Rows from a dataset of charts and code
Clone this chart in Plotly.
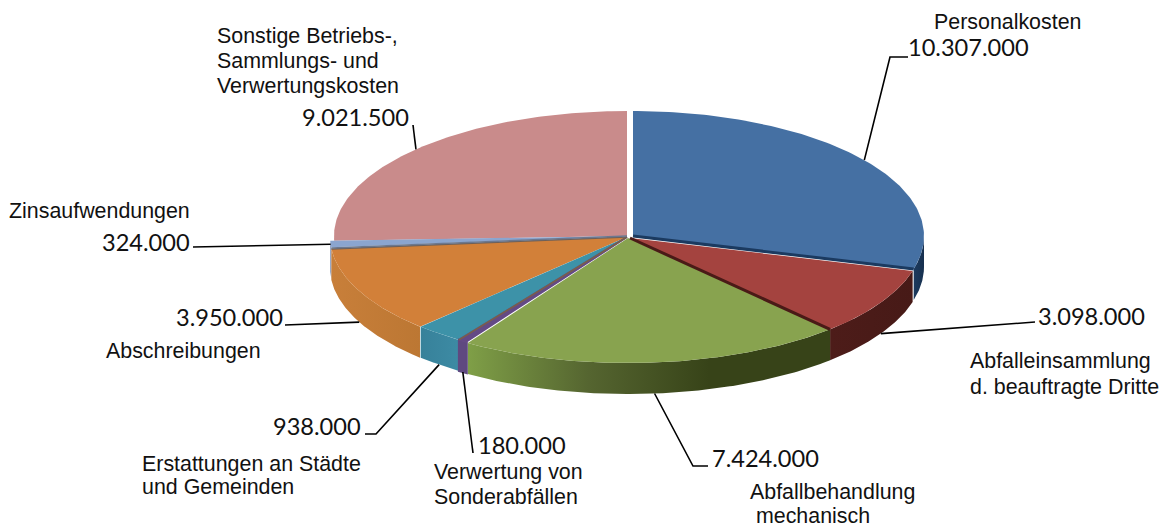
import numpy as np
import plotly.graph_objects as go

# ---- data ----
names = [["Personalkosten"], ["Abfalleinsammlung", "d. beauftragte Dritte"], ["Abfallbehandlung", "\u00a0mechanisch"],
         ["Verwertung von", "Sonderabfällen"], ["Erstattungen an Städte", "und Gemeinden"], ["Abschreibungen"],
         ["Zinsaufwendungen"], ["Sonstige Betriebs-,", "Sammlungs- und", "Verwertungskosten"]]
values = [10307000, 3098000, 7424000, 180000, 938000, 3950000, 324000, 9021500]
value_labels = ["10.307.000", "3.098.000", "7.424.000", "180.000", "938.000", "3.950.000", "324.000", "9.021.500"]
top_colors = ["#4570a3", "#a4433f", "#88a34f", "#644a85", "#3d92a8", "#d28039", "#8ba5cf", "#c98b8b"]
side_colors = [["#1c3a5e", "#17304f"], ["#4d1c19", "#471a17"], ["#7f9f47", "#556530", "#374318", "#374318"],
               ["#5f4980", "#5f4980"], ["#37819a", "#3d8ba4"], ["#c87f3a", "#bc7733"], ["#7f93b8", "#7f93b8"], None]
edge_colors = ["#1b3a60", "#4a1a17", None, None, "#7a6048", "#6f6058", "#6b7890", None]
edge_widths = [3, 3, 0, 0, 1.5, 1.5, 1.5, 0]

# ---- layout of the drawing (pixels of the page; the page body has an 8 px margin) ----
W, H = 1167, 528
PAGE_MARGIN = 8
centers = [(633, 236), (630, 238), (628, 238), (627, 237), (627, 237), (627, 237), (627, 236), (627, 236)]
radii = [291, 293, 296, 296, 296, 297, 297, 293]
RY, DEPTH = 125, 31
cum = np.cumsum([0] + values) / sum(values) * 2 * np.pi
BLACK = "#000000"

def rim(i, a0, a1, n=120):
    t = np.linspace(a0, a1, n)
    cx, cy = centers[i]
    return cx + radii[i] * np.sin(t), cy - RY * np.cos(t)

def point(i, a, drop=0):
    cx, cy = centers[i]
    return cx + radii[i] * np.sin(a), cy - RY * np.cos(a) + drop

fig = go.Figure()

def add_top(i):
    x, y = rim(i, cum[i], cum[i + 1])
    cx, cy = centers[i]
    outline = dict(color=top_colors[i], width=2) if i == 3 else dict(width=0)
    fig.add_trace(go.Scatter(x=[cx, *x, cx], y=[cy, *y, cy], mode="lines", fill="toself",
                             fillcolor=top_colors[i], line=outline, hoverinfo="skip", showlegend=False))

def add_edge(i):
    if edge_colors[i]:
        cx, cy = centers[i]
        px, py = point(i, cum[i + 1] if i in (0, 1, 5) else cum[i])
        fig.add_trace(go.Scatter(x=[cx, px], y=[cy, py], mode="lines",
                                 line=dict(color=edge_colors[i], width=edge_widths[i]),
                                 hoverinfo="skip", showlegend=False))

def add_side(i):
    a0 = max(cum[i], np.pi / 2)
    a1 = min(cum[i + 1], 3 * np.pi / 2)
    x, y = rim(i, a0, a1)
    cols = side_colors[i]
    scale = [[k / (len(cols) - 1), c] for k, c in enumerate(cols)]
    outline = dict(color=cols[0], width=2) if i == 3 else dict(width=0)
    fig.add_trace(go.Scatter(x=[*x, *x[::-1], x[0]], y=[*y, *(y[::-1] + DEPTH), y[0]], mode="lines", fill="toself",
                             fillgradient=dict(type="horizontal", colorscale=scale),
                             line=outline, hoverinfo="skip", showlegend=False))

add_top(7)
add_side(0); add_top(0)
add_side(1); add_top(1)
add_side(6); add_side(5); add_top(6); add_top(5)
add_side(4); add_top(4)
add_side(2); add_top(2)
add_side(3); add_top(3)
for i in range(8):
    add_edge(i)

# ---- leader lines: inner end at each slice's mid-angle ----
mid = (cum[:-1] + cum[1:]) / 2
leader_drop = [0, DEPTH, DEPTH, DEPTH, DEPTH, DEPTH, 0, 0]
leader_tail = [[(890, 57), (908, 57)], [(1028, 322), (1035, 322)], [(693, 466), (708, 466)], [(473, 453)],
               [(376, 434), (365, 434)], [(285, 325)], [(193, 247)], [(413, 125)]]
for i in range(8):
    px, py = point(i, mid[i], leader_drop[i])
    xs = [px] + [p[0] for p in leader_tail[i]]
    ys = [py] + [p[1] for p in leader_tail[i]]
    fig.add_trace(go.Scatter(x=xs, y=ys, mode="lines", line=dict(color=BLACK, width=1.6),
                             hoverinfo="skip", showlegend=False))

# ---- text ----
name_x = [934, 970, 750, 434, 142, 106, 9, 217]
name_y = [[22], [361, 387], [492, 516], [472, 497], [464, 487], [351], [211], [36, 61, 86]]
value_pos = [(908, 47), (1038, 316), (712, 458), (478, 445), (273, 426), (176, 317), (102, 242), (302, 117)]
annos = []
for i in range(8):
    for line, ly in zip(names[i], name_y[i]):
        annos.append(dict(x=name_x[i], y=ly, text=line, xref="x", yref="y", showarrow=False,
                          xanchor="left", yanchor="middle", align="left", xshift=-2,
                          font=dict(family="Liberation Sans", size=21.4, color="#111111")))
    annos.append(dict(x=value_pos[i][0], y=value_pos[i][1], text=value_labels[i], xref="x", yref="y", showarrow=False,
                      xanchor="left", yanchor="middle", align="left", xshift=-2,
                      font=dict(family="Lato", size=23.6, color="#111111")))

fig.update_layout(width=W, height=H, margin=dict(l=0, r=0, t=0, b=0), autosize=False,
                  paper_bgcolor="white", plot_bgcolor="white", annotations=annos, showlegend=False,
                  xaxis=dict(range=[PAGE_MARGIN, W + PAGE_MARGIN], visible=False, fixedrange=True),
                  yaxis=dict(range=[H + PAGE_MARGIN, PAGE_MARGIN], visible=False, fixedrange=True))
fig.write_html("out.html", config=dict(displayModeBar=False))
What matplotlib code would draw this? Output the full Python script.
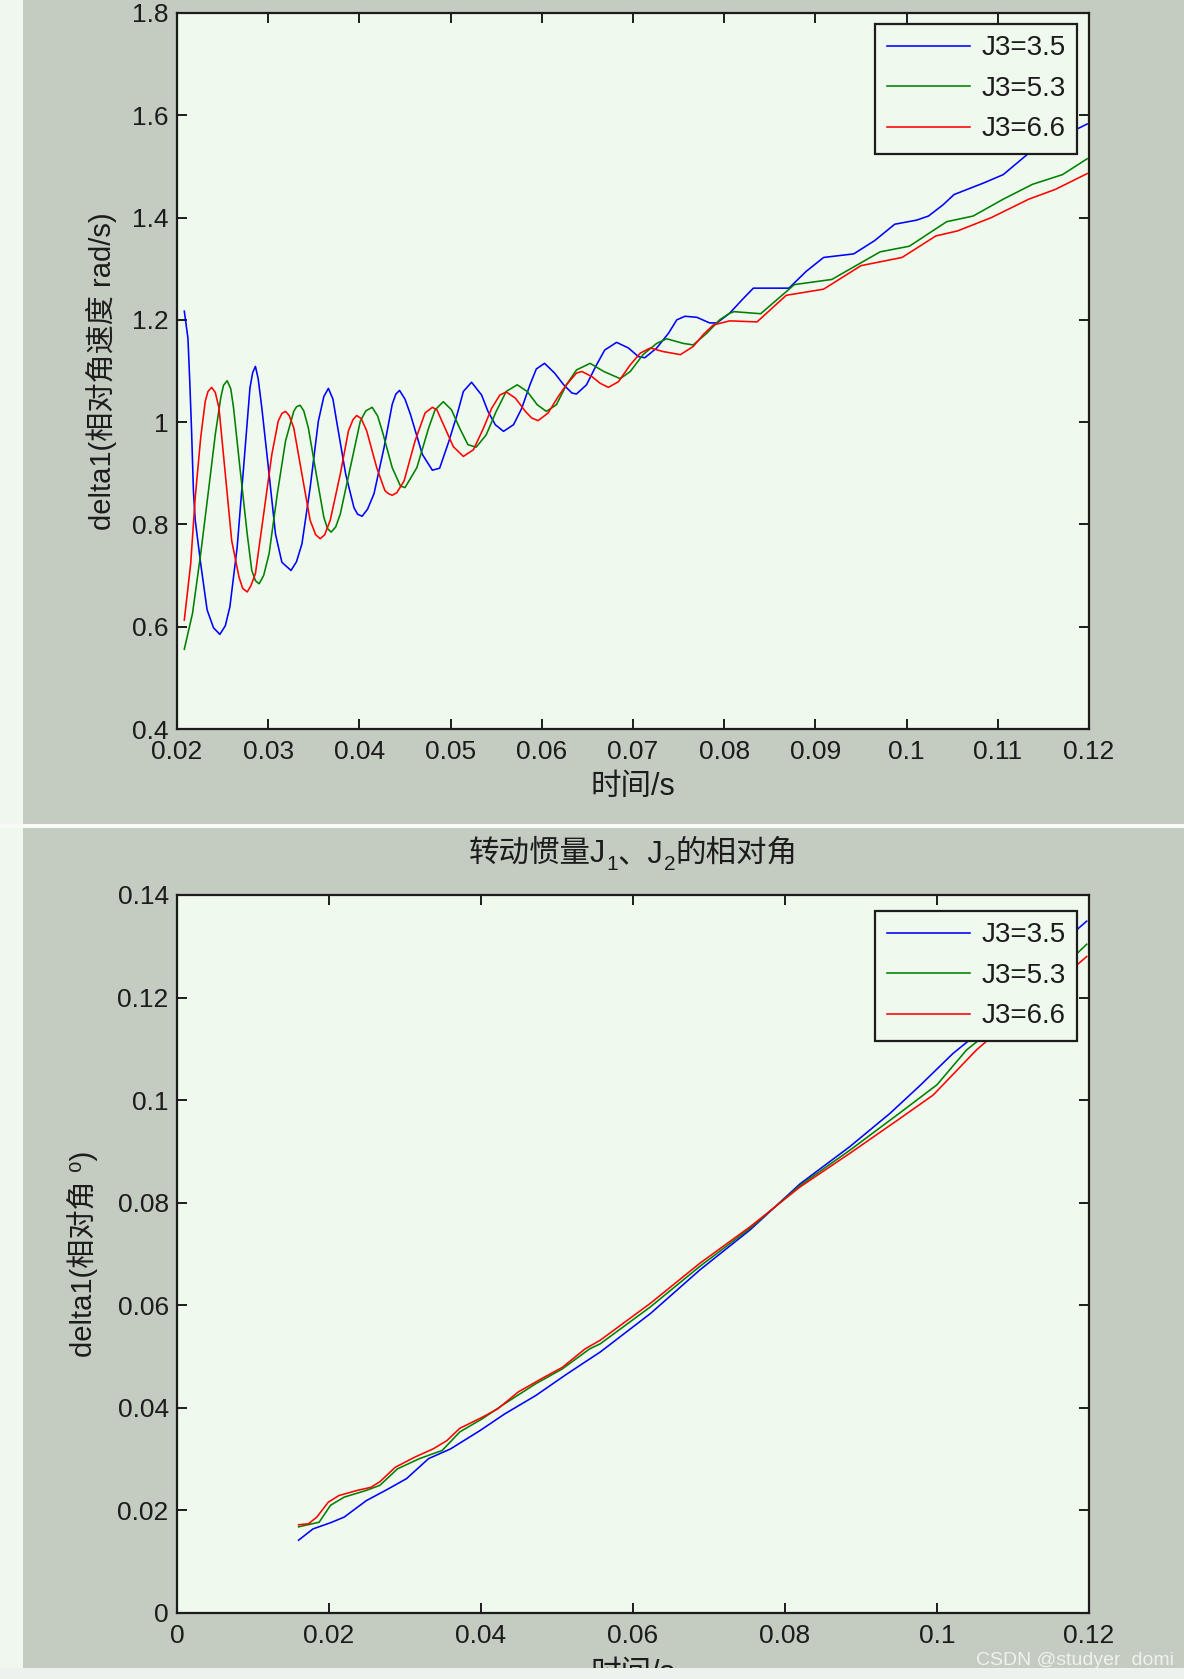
import matplotlib
matplotlib.use('Agg')
import matplotlib.pyplot as plt
from matplotlib.patches import Rectangle
from matplotlib.ticker import FixedLocator, FixedFormatter

plt.rcParams['font.family'] = ['Liberation Sans', 'Noto Sans CJK SC', 'DejaVu Sans']
plt.rcParams['axes.unicode_minus'] = False

# ---- top panel: relative angular speed ----
t35_top = [0.0208, 0.0212, 0.0214, 0.0216, 0.0218, 0.0220, 0.0226, 0.0233, 0.0240, 0.0247,
           0.0253, 0.0258, 0.0266, 0.0273, 0.0280, 0.0283, 0.0286, 0.0289, 0.0293, 0.0301,
           0.0308, 0.0315, 0.0325, 0.0331, 0.0337, 0.0346, 0.0355, 0.0361, 0.0366, 0.0371,
           0.0375, 0.0385, 0.0394, 0.0398, 0.0403, 0.0409, 0.0416, 0.0427, 0.0436, 0.0440,
           0.0444, 0.0450, 0.0456, 0.0469, 0.0480, 0.0488, 0.0498, 0.0507, 0.0514, 0.0523,
           0.0534, 0.0541, 0.0549, 0.0558, 0.0569, 0.0578, 0.0587, 0.0594, 0.0603, 0.0614,
           0.0624, 0.0633, 0.0638, 0.0649, 0.0660, 0.0669, 0.0682, 0.0695, 0.0706, 0.0713,
           0.0726, 0.0739, 0.0748, 0.0757, 0.0770, 0.0784, 0.0792, 0.0806, 0.0820, 0.0832,
           0.0871, 0.0890, 0.0909, 0.0942, 0.0965, 0.0987, 0.1011, 0.1024, 0.1040, 0.1052,
           0.1085, 0.1106, 0.1134, 0.1160, 0.1189, 0.1198]
v35_top = [1.217, 1.164, 1.080, 0.982, 0.866, 0.808, 0.723, 0.633, 0.598, 0.585,
           0.602, 0.639, 0.756, 0.911, 1.067, 1.097, 1.109, 1.085, 1.028, 0.898,
           0.781, 0.726, 0.710, 0.727, 0.762, 0.872, 1.002, 1.050, 1.066, 1.045,
           1.002, 0.898, 0.833, 0.820, 0.816, 0.830, 0.860, 0.950, 1.035, 1.055,
           1.062, 1.045, 1.015, 0.937, 0.906, 0.910, 0.962, 1.014, 1.060, 1.078,
           1.053, 1.021, 0.995, 0.982, 0.995, 1.027, 1.073, 1.104, 1.115, 1.096,
           1.073, 1.057, 1.055, 1.073, 1.112, 1.141, 1.156, 1.145, 1.128, 1.126,
           1.145, 1.174, 1.200, 1.207, 1.205, 1.194, 1.194, 1.213, 1.240, 1.262,
           1.262, 1.295, 1.322, 1.329, 1.355, 1.387, 1.395, 1.403, 1.425, 1.445,
           1.468, 1.484, 1.526, 1.555, 1.575, 1.583]

t53_top = [0.0208, 0.0217, 0.0226, 0.0235, 0.0242, 0.0248, 0.0251, 0.0255, 0.0259, 0.0262,
           0.0269, 0.0277, 0.0282, 0.0286, 0.0290, 0.0295, 0.0301, 0.0310, 0.0319, 0.0328,
           0.0331, 0.0335, 0.0339, 0.0344, 0.0354, 0.0361, 0.0365, 0.0369, 0.0374, 0.0379,
           0.0390, 0.0401, 0.0407, 0.0414, 0.0420, 0.0425, 0.0436, 0.0445, 0.0450, 0.0463,
           0.0476, 0.0483, 0.0492, 0.0501, 0.0510, 0.0519, 0.0528, 0.0539, 0.0550, 0.0561,
           0.0573, 0.0584, 0.0595, 0.0605, 0.0616, 0.0627, 0.0638, 0.0653, 0.0668, 0.0686,
           0.0697, 0.0711, 0.0726, 0.0737, 0.0755, 0.0766, 0.0781, 0.0795, 0.0806, 0.0811,
           0.0840, 0.0877, 0.0918, 0.0971, 0.1003, 0.1044, 0.1073, 0.1106, 0.1138, 0.1171,
           0.1198]
v53_top = [0.556, 0.626, 0.743, 0.873, 0.976, 1.048, 1.072, 1.081, 1.065, 1.028,
           0.911, 0.781, 0.710, 0.690, 0.684, 0.700, 0.743, 0.860, 0.963, 1.021,
           1.030, 1.033, 1.022, 0.989, 0.885, 0.814, 0.792, 0.785, 0.795, 0.820,
           0.911, 1.002, 1.022, 1.029, 1.012, 0.983, 0.911, 0.875, 0.872, 0.911,
           0.989, 1.024, 1.040, 1.024, 0.988, 0.956, 0.951, 0.975, 1.021, 1.060,
           1.073, 1.060, 1.034, 1.021, 1.034, 1.073, 1.102, 1.115, 1.099, 1.085,
           1.099, 1.132, 1.154, 1.163, 1.154, 1.151, 1.174, 1.200, 1.213, 1.216,
           1.212, 1.269, 1.279, 1.333, 1.344, 1.392, 1.403, 1.436, 1.465, 1.484,
           1.515]

t66_top = [0.0208, 0.0215, 0.0220, 0.0226, 0.0231, 0.0234, 0.0238, 0.0242, 0.0246, 0.0253,
           0.0260, 0.0268, 0.0272, 0.0277, 0.0281, 0.0286, 0.0295, 0.0304, 0.0311, 0.0315,
           0.0319, 0.0323, 0.0328, 0.0337, 0.0346, 0.0352, 0.0357, 0.0362, 0.0368, 0.0379,
           0.0388, 0.0393, 0.0397, 0.0402, 0.0408, 0.0419, 0.0428, 0.0432, 0.0436, 0.0441,
           0.0449, 0.0461, 0.0472, 0.0480, 0.0485, 0.0494, 0.0503, 0.0514, 0.0525, 0.0536,
           0.0545, 0.0554, 0.0561, 0.0571, 0.0582, 0.0589, 0.0596, 0.0607, 0.0618, 0.0627,
           0.0638, 0.0644, 0.0655, 0.0664, 0.0673, 0.0684, 0.0697, 0.0708, 0.0719, 0.0733,
           0.0752, 0.0766, 0.0777, 0.0788, 0.0806, 0.0836, 0.0868, 0.0909, 0.0950, 0.0995,
           0.1032, 0.1056, 0.1093, 0.1134, 0.1163, 0.1198]
v66_top = [0.613, 0.723, 0.853, 0.970, 1.041, 1.060, 1.068, 1.058, 1.028, 0.898,
           0.768, 0.697, 0.675, 0.668, 0.680, 0.704, 0.820, 0.937, 1.002, 1.017,
           1.021, 1.013, 0.989, 0.898, 0.808, 0.780, 0.772, 0.780, 0.808, 0.898,
           0.983, 1.005, 1.013, 1.007, 0.983, 0.911, 0.866, 0.860, 0.857, 0.862,
           0.885, 0.963, 1.018, 1.029, 1.024, 0.988, 0.952, 0.933, 0.946, 0.988,
           1.027, 1.053, 1.059, 1.047, 1.021, 1.008, 1.003, 1.018, 1.050, 1.073,
           1.096, 1.099, 1.089, 1.076, 1.068, 1.079, 1.112, 1.135, 1.145, 1.138,
           1.132, 1.148, 1.171, 1.190, 1.198, 1.196, 1.248, 1.260, 1.306, 1.322,
           1.364, 1.374, 1.400, 1.436, 1.455, 1.486]

# ---- bottom panel: relative angle ----
t35_bot = [0.0160, 0.0179, 0.0202, 0.0220, 0.0249, 0.0278, 0.0302, 0.0331, 0.0360, 0.0399,
           0.0431, 0.0472, 0.0513, 0.0557, 0.0623, 0.0688, 0.0754, 0.0820, 0.0885, 0.0938,
           0.0978, 0.1021, 0.1046, 0.1100, 0.1150, 0.1186, 0.1197]
a35_bot = [0.0142, 0.0164, 0.0176, 0.0187, 0.0219, 0.0242, 0.0262, 0.0301, 0.0320, 0.0356,
           0.0388, 0.0424, 0.0466, 0.0509, 0.0584, 0.0669, 0.0747, 0.0837, 0.0909, 0.0974,
           0.1029, 0.1091, 0.1121, 0.1190, 0.1265, 0.1335, 0.1349]

t53_bot = [0.0160, 0.0187, 0.0202, 0.0220, 0.0249, 0.0267, 0.0290, 0.0319, 0.0349, 0.0372,
           0.0402, 0.0431, 0.0472, 0.0507, 0.0543, 0.0557, 0.0623, 0.0688, 0.0754, 0.0820,
           0.0885, 0.0951, 0.1000, 0.1039, 0.1061, 0.1120, 0.1180, 0.1197]
a53_bot = [0.0168, 0.0177, 0.0210, 0.0226, 0.0239, 0.0249, 0.0281, 0.0301, 0.0317, 0.0353,
           0.0379, 0.0408, 0.0447, 0.0476, 0.0515, 0.0525, 0.0597, 0.0676, 0.0750, 0.0834,
           0.0902, 0.0975, 0.1030, 0.1098, 0.1124, 0.1200, 0.1280, 0.1304]

t66_bot = [0.0160, 0.0173, 0.0184, 0.0199, 0.0213, 0.0237, 0.0255, 0.0267, 0.0287, 0.0313,
           0.0337, 0.0355, 0.0372, 0.0402, 0.0422, 0.0449, 0.0481, 0.0507, 0.0537, 0.0557,
           0.0623, 0.0688, 0.0754, 0.0820, 0.0885, 0.0951, 0.0995, 0.1052, 0.1070, 0.1130,
           0.1197]
a66_bot = [0.0172, 0.0174, 0.0187, 0.0216, 0.0229, 0.0239, 0.0245, 0.0256, 0.0284, 0.0304,
           0.0320, 0.0336, 0.0360, 0.0382, 0.0398, 0.0431, 0.0458, 0.0479, 0.0515, 0.0532,
           0.0604, 0.0682, 0.0753, 0.0831, 0.0896, 0.0964, 0.1010, 0.1098, 0.1121, 0.1195,
           0.1280]

labels = ['J3=3.5', 'J3=5.3', 'J3=6.6']
colors = ['#0000ff', '#008000', '#ff0000']

top_xticks = [0.02, 0.03, 0.04, 0.05, 0.06, 0.07, 0.08, 0.09, 0.1, 0.11, 0.12]
top_xlabels = ['0.02', '0.03', '0.04', '0.05', '0.06', '0.07', '0.08', '0.09', '0.1', '0.11', '0.12']
top_yticks = [0.4, 0.6, 0.8, 1.0, 1.2, 1.4, 1.6, 1.8]
top_ylabels = ['0.4', '0.6', '0.8', '1', '1.2', '1.4', '1.6', '1.8']
bot_xticks = [0, 0.02, 0.04, 0.06, 0.08, 0.1, 0.12]
bot_xlabels = ['0', '0.02', '0.04', '0.06', '0.08', '0.1', '0.12']
bot_yticks = [0, 0.02, 0.04, 0.06, 0.08, 0.1, 0.12, 0.14]
bot_ylabels = ['0', '0.02', '0.04', '0.06', '0.08', '0.1', '0.12', '0.14']

# title pieces: (text, size, is_subscript)
title_parts = [('转动惯量J', 22, False), ('1', 15, True), ('、J', 22, False),
               ('2', 15, True), ('的相对角', 22, False)]

W, H = 1184, 1679
page_bg = '#eff7ee'
panel_bg = '#c4cbc1'
axes_bg = '#f0f9ee'
ink = '#1c1c1c'

fig = plt.figure(figsize=(W / 100, H / 100), dpi=100)
fig.patch.set_facecolor(page_bg)

# grey window areas behind the two plots
fig.add_artist(Rectangle((23 / W, 1 - 824 / H), 1, 824 / H, transform=fig.transFigure,
                         facecolor=panel_bg, edgecolor='none', zorder=-5))
fig.add_artist(Rectangle((23 / W, 1 - 1668 / H), 1, (1668 - 828) / H, transform=fig.transFigure,
                         facecolor=panel_bg, edgecolor='none', zorder=-5))
fig.add_artist(Rectangle((0, 1 - 828 / H), 1, 4 / H, transform=fig.transFigure,
                         facecolor='#f7faf6', edgecolor='none', zorder=-4))


def style_axes(ax, xt, xl, yt, yl):
    ax.set_facecolor(axes_bg)
    for s in ax.spines.values():
        s.set_linewidth(1.6)
        s.set_color(ink)
    ax.xaxis.set_major_locator(FixedLocator(xt))
    ax.xaxis.set_major_formatter(FixedFormatter(xl))
    ax.yaxis.set_major_locator(FixedLocator(yt))
    ax.yaxis.set_major_formatter(FixedFormatter(yl))
    ax.tick_params(direction='in', length=7, width=1.4, colors=ink, labelsize=19,
                   top=True, right=True)
    ax.tick_params(axis='x', pad=8)
    ax.tick_params(axis='y', pad=6)


def add_legend(ax, anchor):
    leg = ax.legend(loc='upper right', bbox_to_anchor=anchor, borderaxespad=0,
                    fontsize=20, handlelength=3.0, handletextpad=0.4,
                    borderpad=0.42, labelspacing=0.52, fancybox=False,
                    framealpha=1, facecolor=axes_bg, edgecolor=ink)
    leg.get_frame().set_linewidth(1.6)
    for txt in leg.get_texts():
        txt.set_color(ink)


# top plot
ax1 = fig.add_axes([177 / W, 1 - 729 / H, 912 / W, 716 / H])
for t, v, c, lab in zip([t35_top, t53_top, t66_top], [v35_top, v53_top, v66_top], colors, labels):
    ax1.plot(t, v, color=c, lw=1.15, label=lab)
ax1.set_xlim(0.02, 0.12)
ax1.set_ylim(0.4, 1.8)
style_axes(ax1, top_xticks, top_xlabels, top_yticks, top_ylabels)
ax1.set_xlabel('时间/s', fontsize=22, color=ink, labelpad=6)
ax1.set_ylabel('delta1(相对角速度 rad/s)', fontsize=21, color=ink, labelpad=11)
add_legend(ax1, (0.987, 0.985))

# bottom plot
ax2 = fig.add_axes([177 / W, 1 - 1613 / H, 912 / W, 718 / H])
for t, a, c, lab in zip([t35_bot, t53_bot, t66_bot], [a35_bot, a53_bot, a66_bot], colors, labels):
    ax2.plot(t, a, color=c, lw=1.15, label=lab)
ax2.set_xlim(0, 0.12)
ax2.set_ylim(0, 0.14)
style_axes(ax2, bot_xticks, bot_xlabels, bot_yticks, bot_ylabels)
ax2.set_xlabel('时间/s', fontsize=22, color=ink, labelpad=8)
ax2.set_ylabel('delta1(相对角 \u2070)', fontsize=21, color=ink, labelpad=14)
add_legend(ax2, (0.987, 0.978))

# title of the lower plot, built piece by piece so the subscripts drop below the line
renderer = fig.canvas.get_renderer()
pieces = []
widths = []
for txt, size, sub in title_parts:
    t = fig.text(0, 0, txt, fontsize=size, color=ink, va='baseline', ha='left')
    pieces.append((t, sub))
    widths.append(t.get_window_extent(renderer).width)
x_px = 633 - sum(widths) / 2
base_px = H - 862
for (t, sub), w in zip(pieces, widths):
    t.set_position((x_px / W, (base_px - (8 if sub else 0)) / H))
    x_px += w

# light strip at the very bottom (cuts the lower x label like the screenshot)
fig.add_artist(Rectangle((0, 0), 1, 11 / H, transform=fig.transFigure,
                         facecolor='#eef2ee', edgecolor='none', zorder=20))

fig.text(1174 / W, 1 - 1660 / H, 'CSDN @studyer_domi', ha='right', va='center',
         fontsize=14, color='#f4f6f2', alpha=0.9, zorder=21)

fig.savefig('out.png', dpi=100, facecolor=fig.get_facecolor())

Set task: Each line that contains the word "this" counts toward the total; give only that total.

Reply: 2